Overall, the diversification trend acts as a stabilizer for global corn markets. While localized supply shocks—whether from weather, trade sanctions or corridor disruptions—will still generate volatility, the existence of multiple competitive origins reduces the likelihood of prolonged, extreme price spikes. For European buyers, abundant Black Sea and Brazilian supplies translate into continued access to attractively priced imports, especially if domestic yields normalize.

Weather & Crop Conditions

In Brazil, official crop monitoring for early July indicates generally favorable conditions for second-crop (safrinha) corn in major producing states, with adequate soil moisture and only localized pockets of stress. National agro-climatic bulletins highlight typical winter patterns, with some below-average rainfall in central areas but no broad-based threat to yield potential so far.

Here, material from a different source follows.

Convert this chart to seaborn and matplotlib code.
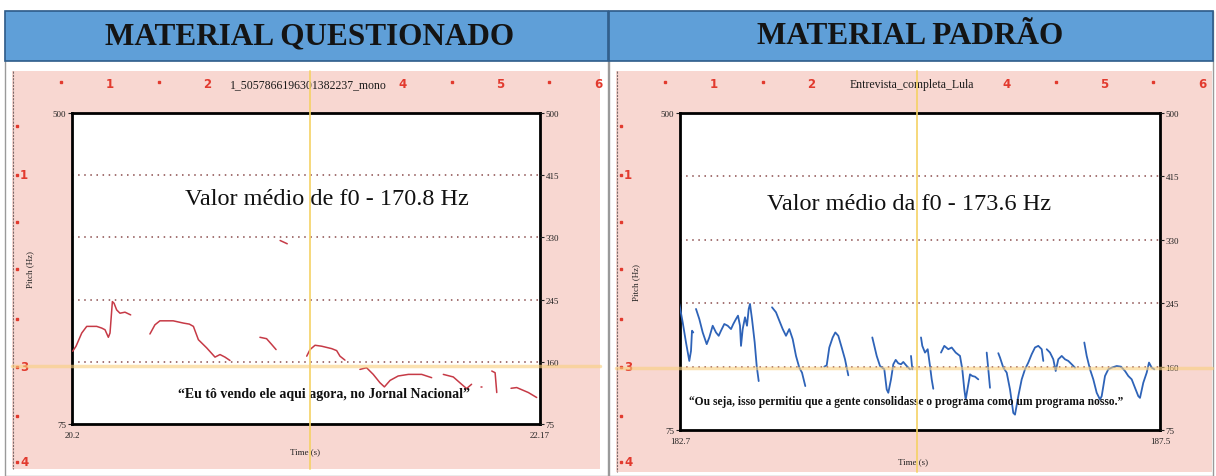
import numpy as np
import pandas as pd
import matplotlib
matplotlib.use("Agg")
import matplotlib.pyplot as plt
import seaborn as sns
from matplotlib.patches import Rectangle

sns.set_theme(style="white")
plt.rcParams['font.family'] = ['Liberation Serif', 'DejaVu Serif']

# ---------------- data ----------------
panel_titles = ["MATERIAL QUESTIONADO", "MATERIAL PADRÃO"]
file_names = ["1_5057866196301382237_mono", "Entrevista_completa_Lula"]
mean_labels = ["Valor médio de f0 - 170.8 Hz", "Valor médio da f0 - 173.6 Hz"]
quotes = ["\u201cEu tô vendo ele aqui agora, no Jornal Nacional\u201d",
          "\u201cOu seja, isso permitiu que a gente consolidasse o programa como um programa nosso.\u201d"]
y_ticks_hz = [75, 160, 245, 330, 415, 500]
y_tick_labels = ["75", "160", "245", "330", "415", "500"]
q_time_range = [20.2, 22.17]
q_time_labels = ["20.2", "22.17"]
p_time_range = [182.7, 187.5]
p_time_labels = ["182.7", "187.5"]
ruler_labels = ["1", "2", "", "4", "5", "6"]
side_labels = ["-1", "-3", "-4"]

# Material questionado (red pitch track), one array pair per voiced segment
q_t1 = [20.203, 20.217, 20.241, 20.262, 20.304, 20.325, 20.339, 20.353, 20.36, 20.37, 20.377, 20.388, 20.402, 20.423, 20.447]
q_hz1 = [174.5, 181.3, 199.3, 208.4, 208.4, 206.1, 203.8, 193.5, 199.3, 242.3, 240.0, 230.9, 226.4, 227.8, 224.1]
q_t2 = [20.528, 20.549, 20.57, 20.626, 20.669, 20.694, 20.711, 20.732, 20.767, 20.802, 20.823, 20.844, 20.865]
q_hz2 = [198.0, 210.5, 216.0, 216.0, 212.9, 211.5, 208.4, 190.2, 179.0, 166.4, 169.9, 166.4, 161.8]
q_t3 = [20.991, 21.019, 21.041, 21.059]
q_hz3 = [193.5, 191.6, 183.5, 176.7]
q_t4 = [21.076, 21.106]
q_hz4 = [325.8, 321.3]
q_t5 = [21.188, 21.202, 21.223, 21.251, 21.293, 21.314, 21.328, 21.349]
q_hz5 = [167.7, 176.7, 182.6, 181.3, 178.0, 175.3, 167.7, 162.3]
q_t6 = [21.412, 21.44, 21.468, 21.496, 21.515, 21.539, 21.573, 21.616, 21.672, 21.714]
q_hz6 = [149.6, 151.9, 142.8, 131.5, 125.7, 134.6, 140.6, 142.8, 142.8, 138.3]
q_t7 = [21.763, 21.805, 21.84, 21.861, 21.882]
q_hz7 = [142.8, 139.3, 129.3, 123.4, 129.3]
q_t8 = [21.920, 21.925]
q_hz8 = [125.0, 125.0]
q_t9 = [21.967, 21.981, 21.988]
q_hz9 = [147.4, 145.1, 118.0]
q_t10 = [22.048, 22.072, 22.121, 22.156]
q_hz10 = [123.8, 124.8, 118.0, 111.2]

# Material padrão (blue pitch track)
p_t1 = [182.693, 182.727, 182.76, 182.793, 182.81, 182.82, 182.833]
p_hz1 = [244.0, 219.3, 192.3, 167.6, 181.1, 208.1, 205.8]
p_t2 = [182.86, 182.893, 182.927, 182.967, 182.993, 183.027, 183.06, 183.087, 183.11, 183.143, 183.177, 183.21, 183.233,
        183.26, 183.28, 183.3, 183.31, 183.327, 183.35, 183.37, 183.387, 183.4, 183.42, 183.447, 183.467, 183.487]
p_hz2 = [237.3, 223.8, 205.8, 190.1, 199.1, 214.8, 205.8, 201.3, 208.1, 217.1, 214.8, 210.3, 217.1,
         223.8, 228.3, 214.8, 187.8, 210.3, 226.1, 214.8, 237.3, 244.0, 223.8, 192.3, 160.8, 140.6]
p_t3 = [183.62, 183.66, 183.693, 183.727, 183.76, 183.793, 183.827, 183.86, 183.893, 183.92, 183.953]
p_hz3 = [239.5, 232.8, 221.6, 210.3, 201.3, 210.3, 196.8, 174.3, 158.6, 151.9, 133.9]
p_t4 = [184.143, 184.167, 184.193, 184.227, 184.253, 184.283, 184.317, 184.35, 184.383]
p_hz4 = [159.9, 161.7, 185.6, 199.1, 205.8, 201.3, 185.6, 169.8, 148.3]
p_t5 = [184.623, 184.667, 184.7, 184.743, 184.767, 184.783, 184.81, 184.833, 184.857, 184.883, 184.91, 184.933, 184.967, 185.0]
p_hz5 = [199.1, 174.3, 160.8, 156.4, 129.4, 124.9, 142.9, 163.1, 169.0, 164.4, 163.1, 166.2, 160.8, 156.4]
p_t6 = [185.01, 185.023]
p_hz6 = [174.3, 156.4]
p_t7 = [185.11, 185.123, 185.15, 185.177, 185.2, 185.217, 185.233]
p_hz7 = [199.1, 187.8, 178.8, 183.3, 160.8, 142.9, 130.3]
p_t8 = [185.31, 185.343, 185.383, 185.417, 185.457, 185.5, 185.523, 185.543, 185.557, 185.583, 185.6, 185.623, 185.65, 185.683]
p_hz8 = [178.8, 187.8, 183.3, 185.6, 178.8, 174.3, 156.4, 129.4, 115.9, 136.1, 149.6, 147.4, 146.5, 142.9]
p_t9 = [185.767, 185.783, 185.8]
p_hz9 = [178.8, 156.4, 131.6]
p_t10 = [185.883, 185.9, 185.933, 185.967, 186.0, 186.033, 186.05, 186.083, 186.117, 186.15, 186.183, 186.217, 186.25,
         186.283, 186.317, 186.333]
p_hz10 = [178.0, 172.1, 158.6, 151.9, 129.4, 97.9, 95.6, 120.4, 142.9, 156.4, 165.4, 176.6, 185.6, 187.8, 183.3, 167.6]
p_t11 = [186.367, 186.4, 186.433, 186.457, 186.483, 186.517, 186.55, 186.583, 186.617, 186.65]
p_hz11 = [183.3, 178.8, 169.8, 154.1, 169.8, 174.3, 169.8, 167.6, 163.1, 158.6]
p_t12 = [186.743, 186.767, 186.8, 186.833, 186.867, 186.9, 186.917, 186.95, 186.983, 187.017, 187.067, 187.11, 187.15,
         187.183, 187.217, 187.25, 187.283, 187.3, 187.333, 187.367, 187.39, 187.417, 187.443]
p_hz12 = [192.3, 174.3, 156.4, 142.9, 124.9, 115.9, 120.4, 147.4, 156.4, 158.6, 160.8, 159.9, 154.1,
          147.4, 142.9, 131.6, 120.4, 118.1, 138.4, 151.9, 165.4, 158.6, 156.4]


def build(pairs):
    frames = []
    for i, (t, h) in enumerate(pairs):
        frames.append(pd.DataFrame({"t": t, "hz": h, "seg": i}))
    return pd.concat(frames, ignore_index=True)


q_df = build([(q_t1, q_hz1), (q_t2, q_hz2), (q_t3, q_hz3), (q_t4, q_hz4), (q_t5, q_hz5),
              (q_t6, q_hz6), (q_t7, q_hz7), (q_t8, q_hz8), (q_t9, q_hz9), (q_t10, q_hz10)])
p_df = build([(p_t1, p_hz1), (p_t2, p_hz2), (p_t3, p_hz3), (p_t4, p_hz4), (p_t5, p_hz5), (p_t6, p_hz6),
              (p_t7, p_hz7), (p_t8, p_hz8), (p_t9, p_hz9), (p_t10, p_hz10), (p_t11, p_hz11), (p_t12, p_hz12)])

# ---------------- layout ----------------
W, H = 1216, 477
fig = plt.figure(figsize=(W / 100, H / 100), dpi=100)
fig.patch.set_facecolor("white")

bg = fig.add_axes([0, 0, 1, 1], zorder=0)
bg.set_xlim(0, W)
bg.set_ylim(H, 0)
bg.axis("off")

header_blue = "#5F9FD8"
pink = "#F8D7D1"
red_txt = "#E23A2E"

# table cell borders
for x0, x1 in [(5, 608), (609, 1213)]:
    bg.add_patch(Rectangle((x0, 12), x1 - x0, 465, facecolor="white", edgecolor="#9A9A9A", lw=1.0))
    bg.add_patch(Rectangle((x0, 12), x1 - x0, 50, facecolor=header_blue, edgecolor="#2E5C8A", lw=1.2))

panels = [
    dict(hx=310, px0=12, px1=600, py1=470, ax=(72, 114, 540, 425), ylab=(30, 270), xlab=(305, 452),
         cursor_x=310, cursor_y=367, mean=(327, 200), quote=(324, 395), quote_fs=10.0),
    dict(hx=910, px0=616, px1=1212, py1=473, ax=(680, 114, 1160, 431), ylab=(636, 283), xlab=(913, 462),
         cursor_x=917, cursor_y=369, mean=(909, 205), quote=(906, 402), quote_fs=8.3),
]

for i, P in enumerate(panels):
    bg.text(P["hx"], 37, panel_titles[i], ha="center", va="center", fontsize=22.5, fontweight="bold", color="#141414")
    bg.add_patch(Rectangle((P["px0"], 72), P["px1"] - P["px0"], P["py1"] - 72, facecolor=pink, edgecolor="none"))
    bg.plot([P["px0"] + 1, P["px0"] + 1], [72, P["py1"]], color="#7A6A6A", lw=0.8, ls=(0, (2, 1)))
    # top ruler
    step = 97.6
    base = P["px0"] + 98
    for k, lab in enumerate(ruler_labels):
        xx = base + k * step
        if lab:
            bg.text(xx, 85, lab, ha="center", va="center", fontsize=8.5, color=red_txt,
                    family=["DejaVu Sans"], fontweight="bold")
        if k not in (2, 3):
            bg.plot([xx - step / 2], [83], marker="s", ms=1.8, color=red_txt, ls="none")
    bg.text(P["px0"] + 296, 85, file_names[i], ha="center", va="center", fontsize=8.5, color="#1A1A1A")
    # side ruler
    for yy in [127, 223, 270, 320, 417]:
        bg.plot([P["px0"] + 5], [yy], marker="s", ms=1.8, color=red_txt, ls="none")
    for yy, lab in zip([176, 368, 463], side_labels):
        bg.plot([P["px0"] + 5], [yy], marker="s", ms=1.8, color=red_txt, ls="none")
        bg.text(P["px0"] + 8, yy, lab[1:], ha="left", va="center", fontsize=8.5, color=red_txt,
                family=["DejaVu Sans"], fontweight="bold")
    bg.text(P["ylab"][0], P["ylab"][1], "Pitch (Hz)", rotation=90, ha="center", va="center", fontsize=6.5,
            color="#222222")
    bg.text(P["xlab"][0], P["xlab"][1], "Time (s)", ha="center", va="center", fontsize=6.5, color="#222222")

# ---------------- plots ----------------
datasets = [(q_df, q_time_range, q_time_labels, "#C63A46", 1.1),
            (p_df, p_time_range, p_time_labels, "#2E63B8", 1.3)]
axes = []
for i, (df, trange, tlabels, col, lw) in enumerate(datasets):
    P = panels[i]
    x0, y0, x1, y1 = P["ax"]
    ax = fig.add_axes([x0 / W, 1 - y1 / H, (x1 - x0) / W, (y1 - y0) / H], zorder=1)
    ax.set_facecolor("white")
    for v in y_ticks_hz[1:-1]:
        ax.axhline(v, color="#8A4B4B", lw=1.1, ls=(0, (1, 3)), zorder=1)
    sns.lineplot(data=df, x="t", y="hz", units="seg", estimator=None, sort=False, color=col, lw=lw,
                 ax=ax, legend=False, zorder=3)
    ax.set_xlim(trange)
    ax.set_ylim(75, 500)
    ax.set_xlabel("")
    ax.set_ylabel("")
    ax.set_xticks(trange)
    ax.set_xticklabels(tlabels)
    ax.set_yticks([75, 500])
    ax.set_yticklabels(["75", "500"])
    ax.tick_params(axis="x", length=0, pad=5, labelsize=6.5, colors="#222222")
    ax.tick_params(axis="y", left=True, length=3, width=0.8, pad=1, labelsize=6.5, colors="#222222")
    for s in ax.spines.values():
        s.set_visible(True)
        s.set_color("black")
        s.set_linewidth(2.0)
    ax2 = ax.twinx()
    ax2.set_ylim(75, 500)
    ax2.set_yticks(y_ticks_hz)
    ax2.set_yticklabels(y_tick_labels)
    ax2.tick_params(axis="y", right=True, length=3, width=0.8, pad=1, labelsize=6.5, colors="#222222")
    ax2.grid(False)
    for s in ax2.spines.values():
        s.set_visible(False)
    ax.text(P["mean"][0], P["mean"][1], mean_labels[i], transform=bg.transData, ha="center", va="center",
            fontsize=17.5, color="#111111", zorder=4)
    ax.text(P["quote"][0], P["quote"][1], quotes[i], transform=bg.transData, ha="center", va="center",
            fontsize=P["quote_fs"], color="#111111", fontweight="bold", zorder=4)
    axes.append(ax)

# ---------------- cursor overlay ----------------
ov = fig.add_axes([0, 0, 1, 1], zorder=5)
ov.set_xlim(0, W)
ov.set_ylim(H, 0)
ov.axis("off")
ov.patch.set_alpha(0)
for P in panels:
    ov.plot([P["cursor_x"], P["cursor_x"]], [72, P["py1"]], color="#F5D264", lw=1.4, alpha=0.85)
    ov.plot([P["px0"], P["px1"]], [P["cursor_y"], P["cursor_y"]], color="#F9CF7E", lw=2.5, alpha=0.6)

fig.savefig("out.png", dpi=100)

In the Northern Hemisphere, current medium-term forecasts point to seasonally warm conditions across key U.S. and Black Sea corn belts, but without a clearly defined, widespread drought signal at this stage. Nonetheless, the combination of elevated fertilizer prices, potential logistical bottlenecks linked to geopolitical tensions, and any late-summer heatwaves could still affect input use and final yields, especially in more marginal areas. Weather therefore remains a key upside risk to prices into late Q3.

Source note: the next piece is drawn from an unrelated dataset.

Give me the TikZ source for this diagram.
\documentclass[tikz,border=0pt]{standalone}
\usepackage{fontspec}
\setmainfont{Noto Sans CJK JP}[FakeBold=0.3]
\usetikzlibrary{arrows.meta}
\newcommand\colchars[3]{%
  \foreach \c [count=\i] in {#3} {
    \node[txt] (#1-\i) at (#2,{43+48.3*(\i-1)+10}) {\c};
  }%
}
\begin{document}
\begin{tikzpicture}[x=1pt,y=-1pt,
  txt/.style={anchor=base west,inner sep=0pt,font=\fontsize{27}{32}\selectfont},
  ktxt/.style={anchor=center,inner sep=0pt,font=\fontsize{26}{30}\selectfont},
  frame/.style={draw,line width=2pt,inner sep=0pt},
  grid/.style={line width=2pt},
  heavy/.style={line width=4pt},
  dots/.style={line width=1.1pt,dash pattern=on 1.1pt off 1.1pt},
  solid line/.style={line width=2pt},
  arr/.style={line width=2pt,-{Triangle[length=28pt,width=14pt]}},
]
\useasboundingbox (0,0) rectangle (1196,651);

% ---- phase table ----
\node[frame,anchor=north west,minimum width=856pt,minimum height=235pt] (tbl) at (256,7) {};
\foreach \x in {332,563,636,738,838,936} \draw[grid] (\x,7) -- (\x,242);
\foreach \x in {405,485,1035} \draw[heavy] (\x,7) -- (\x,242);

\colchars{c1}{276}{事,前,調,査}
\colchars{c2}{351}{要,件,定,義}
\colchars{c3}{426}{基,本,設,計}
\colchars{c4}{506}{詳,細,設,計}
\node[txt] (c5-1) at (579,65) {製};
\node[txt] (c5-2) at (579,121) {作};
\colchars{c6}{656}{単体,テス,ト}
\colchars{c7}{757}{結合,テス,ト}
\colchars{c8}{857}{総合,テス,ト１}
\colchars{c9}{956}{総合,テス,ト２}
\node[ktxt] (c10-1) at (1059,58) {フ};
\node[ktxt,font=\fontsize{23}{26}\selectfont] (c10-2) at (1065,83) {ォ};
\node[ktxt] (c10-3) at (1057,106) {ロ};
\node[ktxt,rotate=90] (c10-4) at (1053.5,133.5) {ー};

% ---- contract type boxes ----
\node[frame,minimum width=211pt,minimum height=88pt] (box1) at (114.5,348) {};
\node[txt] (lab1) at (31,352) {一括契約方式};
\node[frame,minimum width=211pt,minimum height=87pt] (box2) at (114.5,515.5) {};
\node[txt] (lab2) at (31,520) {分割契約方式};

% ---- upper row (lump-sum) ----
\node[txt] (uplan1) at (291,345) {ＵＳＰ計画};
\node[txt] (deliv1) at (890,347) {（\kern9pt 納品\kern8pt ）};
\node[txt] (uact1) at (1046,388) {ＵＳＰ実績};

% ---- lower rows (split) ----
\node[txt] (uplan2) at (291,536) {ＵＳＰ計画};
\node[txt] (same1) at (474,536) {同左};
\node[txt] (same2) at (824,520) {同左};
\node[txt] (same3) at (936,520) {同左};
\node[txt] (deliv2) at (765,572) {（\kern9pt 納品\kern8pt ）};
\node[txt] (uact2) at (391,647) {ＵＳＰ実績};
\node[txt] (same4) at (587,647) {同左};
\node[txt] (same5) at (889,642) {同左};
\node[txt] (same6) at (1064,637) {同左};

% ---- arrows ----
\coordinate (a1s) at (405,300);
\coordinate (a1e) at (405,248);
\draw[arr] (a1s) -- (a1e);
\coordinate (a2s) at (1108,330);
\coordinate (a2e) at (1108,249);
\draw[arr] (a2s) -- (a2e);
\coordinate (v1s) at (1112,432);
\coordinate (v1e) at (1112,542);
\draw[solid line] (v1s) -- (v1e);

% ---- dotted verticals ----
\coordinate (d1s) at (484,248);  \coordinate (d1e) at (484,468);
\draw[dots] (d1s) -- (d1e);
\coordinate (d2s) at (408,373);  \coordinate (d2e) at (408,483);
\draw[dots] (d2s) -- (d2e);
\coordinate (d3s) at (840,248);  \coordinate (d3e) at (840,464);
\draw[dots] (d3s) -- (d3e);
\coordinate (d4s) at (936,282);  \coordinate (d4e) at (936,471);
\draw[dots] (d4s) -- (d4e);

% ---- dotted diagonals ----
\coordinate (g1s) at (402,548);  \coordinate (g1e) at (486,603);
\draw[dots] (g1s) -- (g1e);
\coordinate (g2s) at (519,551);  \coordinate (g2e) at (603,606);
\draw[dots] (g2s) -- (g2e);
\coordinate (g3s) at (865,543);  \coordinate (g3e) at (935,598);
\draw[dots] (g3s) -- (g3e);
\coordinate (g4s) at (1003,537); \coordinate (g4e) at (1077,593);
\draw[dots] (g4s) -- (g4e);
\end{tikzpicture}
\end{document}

Trading Outlook (2–4 weeks)

  • Importers (Asia, MENA): Continue to favor Brazilian and Black Sea origin where logistics allow, locking in a portion of Q4–Q1 needs while basis levels remain attractive versus U.S. offers. Maintain some flexibility to switch origins in case of renewed Black Sea or freight disruptions.
  • EU Feed Users: Use current Black Sea discounts and softening French prices to extend coverage modestly into the new crop window, but avoid overcommitting ahead of clearer yield results and weather developments in August.
  • Producers (EU & Black Sea): Consider incremental hedging on strength, as structural Chinese diversification and ample Brazilian supply argue against a sustained price spike absent a major weather or geopolitical shock.
  • Speculative Participants: The fundamental backdrop suggests limited downside from current levels but also constrained upside. Range-trading strategies around key technical levels may be more appropriate than outright directional bets in the near term.

3-day Regional Price Indication (directional)

  • EU (physical, DE/FR): Mildly soft to sideways in EUR terms as Black Sea and Brazilian offers cap rallies.
  • Black Sea (UA FOB/CPT): Sideways, with ongoing geopolitical risk premiums offset by competitive export availability.
  • Brazil (export values): Steady to slightly firm on active Asian demand and progressing safrinha commercialization, but still the cheapest large-scale origin into China.